Quels conseils donnerais-tu à une personne qui veut se lancer et apprendre le japonais ? À plus forte raison si cette personne étudie dans un lycée qui ne propose pas cet enseignement…
Je dirais d’abord de commencer par l’apprentissage des kanas (hiragana et katakana). Nombreux sont ceux qui voudraient brûler cette étape cruciale pour n’apprendre le japonais qu’avec les rômajis mais malheureusement, cela reste très limité et au bout d’un moment, il est impossible de progresser.Ensuite, une fois les kanas assimilés, prendre des cours avec un(e) enseignant(e) au moins 1 fois par semaine et étudier si possible tous les jours au moins 15 à 30 minutes entre les leçons. C’est l’implication régulière dans l’apprentissage qui donne des résultats. Il existe plusieurs plate-formes d’apprentissage de langues en ligne comme italki (que j’utilise pour enseigner le japonais) qui proposent des leçons personnalisées et privées avec des enseignant(e)s professionnel(le)s ou tuteurs en japonais. Sinon, il existe aussi des cours de japonais en groupe proposés par des associations ou particuliers.

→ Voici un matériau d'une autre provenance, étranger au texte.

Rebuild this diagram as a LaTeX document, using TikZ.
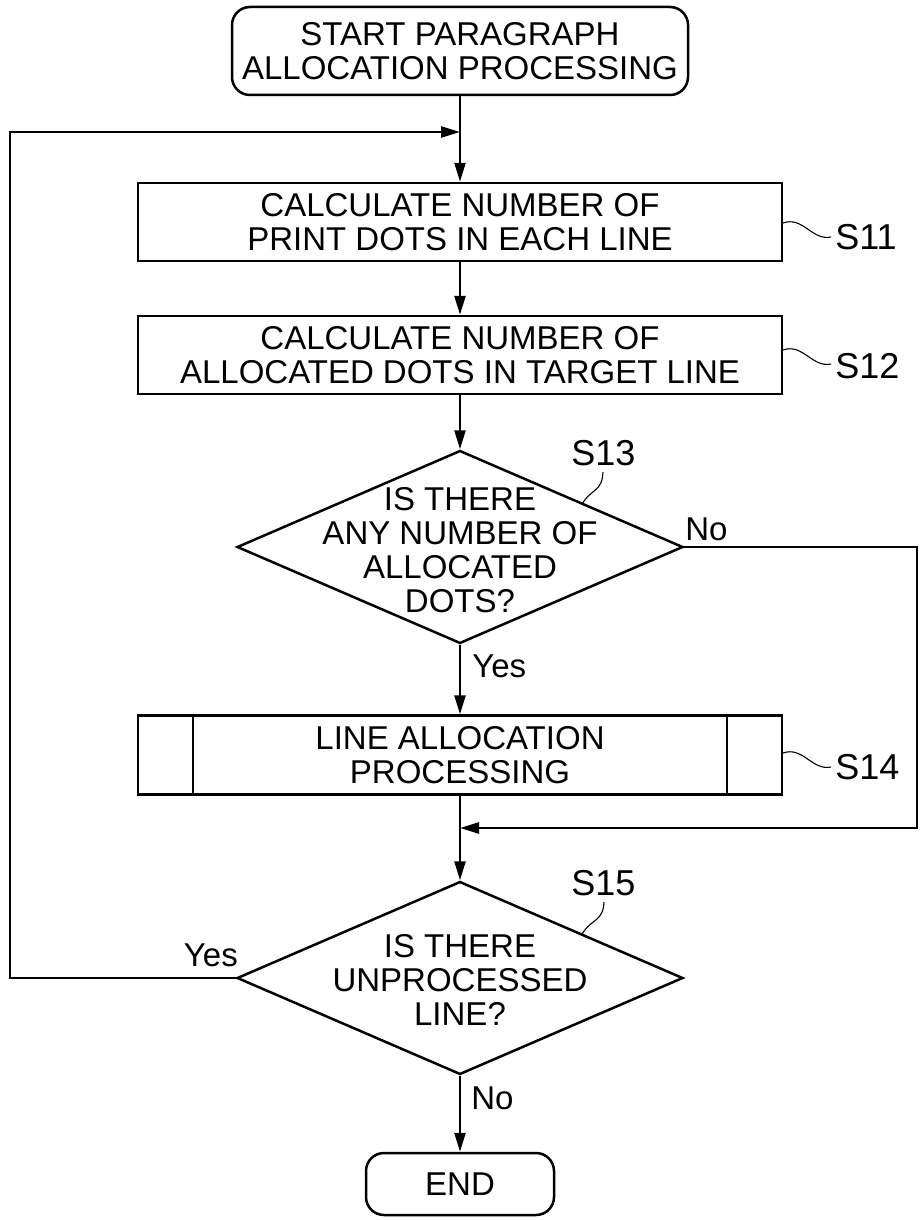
\documentclass[tikz,border=0pt]{standalone}
\usepackage{fontspec}
\setmainfont{Liberation Sans}
\usetikzlibrary{shapes.geometric,arrows.meta}
\begin{document}
\begin{tikzpicture}[x=1pt,y=-1pt,
  line width=2.5pt,
  every node/.style={font=\fontsize{33}{34}\selectfont, inner sep=0pt},
  proc/.style={draw, minimum width=644pt, minimum height=78pt, align=center},
  term/.style={draw, rounded corners=18pt, align=center},
  dec/.style={draw, diamond, minimum width=446pt, minimum height=193pt},
  dectext/.style={align=center},
  arr/.style={-{Triangle[length=19pt,width=11pt]}},
  lead/.style={line width=1.1pt},
  slabel/.style={anchor=base west, font=\fontsize{36}{38}\selectfont},
  yn/.style={anchor=base west}
]
\useasboundingbox (0,0) rectangle (919,1220);

% nodes
\node[term, minimum width=456pt, minimum height=88pt] (start) at (460,51) {START PARAGRAPH\\ALLOCATION PROCESSING};
\coordinate (j) at (460,132);
\node[proc] (s11) at (460,222) {CALCULATE NUMBER OF\\PRINT DOTS IN EACH LINE};
\node[proc] (s12) at (460,355) {CALCULATE NUMBER OF\\ALLOCATED DOTS IN TARGET LINE};
\node[dec] (d13) at (460,547) {};
\node[dectext] (t13) at (460,550) {IS THERE\\ANY NUMBER OF\\ALLOCATED\\DOTS?};
\node[proc, minimum height=79pt] (s14) at (460,755) {LINE ALLOCATION\\PROCESSING};
\draw (193,715) -- (193,794) (727,715) -- (727,794);
\coordinate (m) at (460,828);
\node[dec] (d15) at (460,978) {};
\node[dectext] (t15) at (460,980) {IS THERE\\UNPROCESSED\\LINE?};
\node[term, minimum width=188pt, minimum height=62pt] (end) at (460,1184) {END};

% connectors
\draw[arr] (start.south) -- (s11.north);
\draw[arr] (s11.south) -- (s12.north);
\draw[arr] (s12.south) -- (d13.north);
\draw[arr] (d13.south) -- (s14.north);
\draw[arr] (s14.south) -- (d15.north);
\draw[arr] (d15.south) -- (end.north);
\coordinate (r1) at (917,547);
\coordinate (r2) at (917,828);
\draw[arr] (d13.east) -- (r1) -- (r2) -- (m);
\coordinate (l1) at (10,978);
\coordinate (l2) at (10,132);
\draw[arr] (d15.west) -- (l1) -- (l2) -- (j);

% labels
\node[yn] (no13) at (684,540) {No};
\node[yn] (yes13) at (471,677) {Yes};
\node[anchor=base east] (yes15) at (239,966) {Yes};
\node[yn] (no15) at (470,1109) {No};

\node[slabel] (l11) at (834,249) {S11};
\node[slabel] (l12) at (834,378) {S12};
\node[slabel] (l14) at (834,779) {S14};
\node[slabel] (l13) at (570,465) {S13};
\node[slabel] (l15) at (570,895) {S15};

% leaders
\coordinate (a11) at (783,223); \coordinate (b11) at (831,237);
\draw[lead] (a11) .. controls (803,216) and (812,241) .. (b11);
\coordinate (a12) at (783,350); \coordinate (b12) at (831,364);
\draw[lead] (a12) .. controls (803,343) and (812,368) .. (b12);
\coordinate (a14) at (783,753); \coordinate (b14) at (831,767);
\draw[lead] (a14) .. controls (803,746) and (812,771) .. (b14);
\coordinate (a13) at (582,504); \coordinate (b13) at (603,472);
\draw[lead] (a13) .. controls (592,488) and (602,492) .. (b13);
\coordinate (a15) at (582,934); \coordinate (b15) at (604,902);
\draw[lead] (a15) .. controls (592,918) and (603,922) .. (b15);
\end{tikzpicture}
\end{document}
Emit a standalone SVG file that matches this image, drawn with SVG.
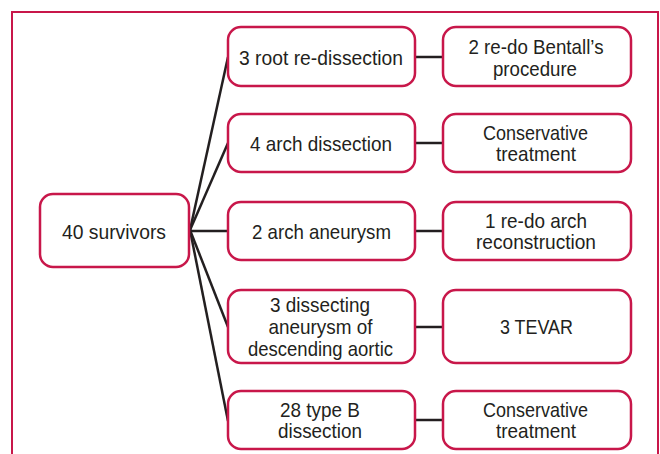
<svg xmlns="http://www.w3.org/2000/svg" width="660" height="454" viewBox="0 0 660 454">
<style>
.box{fill:#fff;stroke:#c8174a;stroke-width:2.5}
.frame{fill:none;stroke:#c8174a;stroke-width:2}
.ln{stroke:#231f20;stroke-width:2.5;fill:none}
text{font-family:"Liberation Sans",Arial,sans-serif;font-size:21px;fill:#231f20;text-anchor:middle}
</style>
<rect width="660" height="454" fill="#fff"/>
<path class="frame" d="M12,460 V12 H658 V460"/>
<g id="connectors">
<line class="ln" x1="190" y1="230" x2="228" y2="57"/>
<line class="ln" x1="190" y1="230" x2="228" y2="143"/>
<line class="ln" x1="190" y1="231" x2="228" y2="231"/>
<line class="ln" x1="190" y1="230" x2="228" y2="327"/>
<line class="ln" x1="190" y1="230" x2="228" y2="421"/>
<line class="ln" x1="415" y1="57" x2="443" y2="57"/>
<line class="ln" x1="415" y1="143" x2="443" y2="143"/>
<line class="ln" x1="415" y1="231" x2="443" y2="231"/>
<line class="ln" x1="415" y1="327" x2="443" y2="327"/>
<line class="ln" x1="415" y1="420" x2="443" y2="420"/>
</g>
<g id="survivors"><rect class="box" x="40" y="194" width="149" height="73" rx="13"/><text x="114" y="239" textLength="104" lengthAdjust="spacingAndGlyphs">40 survivors</text></g>
<g id="root"><rect class="box" x="228" y="27" width="187" height="59" rx="13"/><text x="321" y="65" textLength="164" lengthAdjust="spacingAndGlyphs">3 root re-dissection</text></g>
<g id="bentall"><rect class="box" x="443" y="27" width="188" height="59" rx="13"/><text x="536" y="54" textLength="135" lengthAdjust="spacingAndGlyphs">2 re-do Bentall’s</text><text x="535" y="76" textLength="84" lengthAdjust="spacingAndGlyphs">procedure</text></g>
<g id="archdiss"><rect class="box" x="228" y="114" width="187" height="58" rx="13"/><text x="321" y="151" textLength="142" lengthAdjust="spacingAndGlyphs">4 arch dissection</text></g>
<g id="cons1"><rect class="box" x="443" y="114" width="188" height="58" rx="13"/><text x="535.5" y="140" textLength="105" lengthAdjust="spacingAndGlyphs">Conservative</text><text x="536" y="161" textLength="80" lengthAdjust="spacingAndGlyphs">treatment</text></g>
<g id="archaneu"><rect class="box" x="228" y="202" width="187" height="58" rx="13"/><text x="321.5" y="239" textLength="139" lengthAdjust="spacingAndGlyphs">2 arch aneurysm</text></g>
<g id="redoarch"><rect class="box" x="443" y="202" width="188" height="58" rx="13"/><text x="536" y="228" textLength="102" lengthAdjust="spacingAndGlyphs">1 re-do arch</text><text x="536" y="249" textLength="120" lengthAdjust="spacingAndGlyphs">reconstruction</text></g>
<g id="descending"><rect class="box" x="228" y="290" width="187" height="73" rx="13"/><text x="320" y="312" textLength="100" lengthAdjust="spacingAndGlyphs">3 dissecting</text><text x="320.5" y="334" textLength="104" lengthAdjust="spacingAndGlyphs">aneurysm of</text><text x="320.5" y="356" textLength="145" lengthAdjust="spacingAndGlyphs">descending aortic</text></g>
<g id="tevar"><rect class="box" x="443" y="290" width="188" height="73" rx="13"/><text x="536.5" y="334" textLength="73" lengthAdjust="spacingAndGlyphs">3 TEVAR</text></g>
<g id="typeb"><rect class="box" x="228" y="391" width="187" height="58" rx="13"/><text x="320" y="417" textLength="80" lengthAdjust="spacingAndGlyphs">28 type B</text><text x="320" y="438" textLength="84" lengthAdjust="spacingAndGlyphs">dissection</text></g>
<g id="cons2"><rect class="box" x="443" y="391" width="188" height="58" rx="13"/><text x="535.5" y="417" textLength="105" lengthAdjust="spacingAndGlyphs">Conservative</text><text x="536" y="438" textLength="80" lengthAdjust="spacingAndGlyphs">treatment</text></g>
</svg>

Puis, encore une fois, il est important de se créer un environnement japonais chez soi pour une immersion maximale, de trouver d’autres apprenants avec qui partager vos connaissances et de rencontrer des Japonais natifs avec qui pratiquer votre expression orale.
Il est essentiel de se fixer un but afin de pouvoir maintenir un certain rythme, entretenir sa motivation et véritablement progresser. Certains par exemple, se donnent le défi de passer le JLPT (Japanese Level Proficiency Test). Et puis surtout, de partir à l’aventure au Japon. Car, après tout, ne serait-ce pas l’objectif ultime ?
La passion, la détermination et l’autodiscipline sont des valeurs essentielles pour arriver à la maîtrise d’une langue. Les phases de frustration, de stagnation et de découragement existent mais sont tout à fait naturelles et passagères. La patience et la bienveillance envers soi-même et les difficultés rencontrées sont donc les meilleures alliées dans cette aventure de l’apprentissage du japonais. Bon voyage linguistique!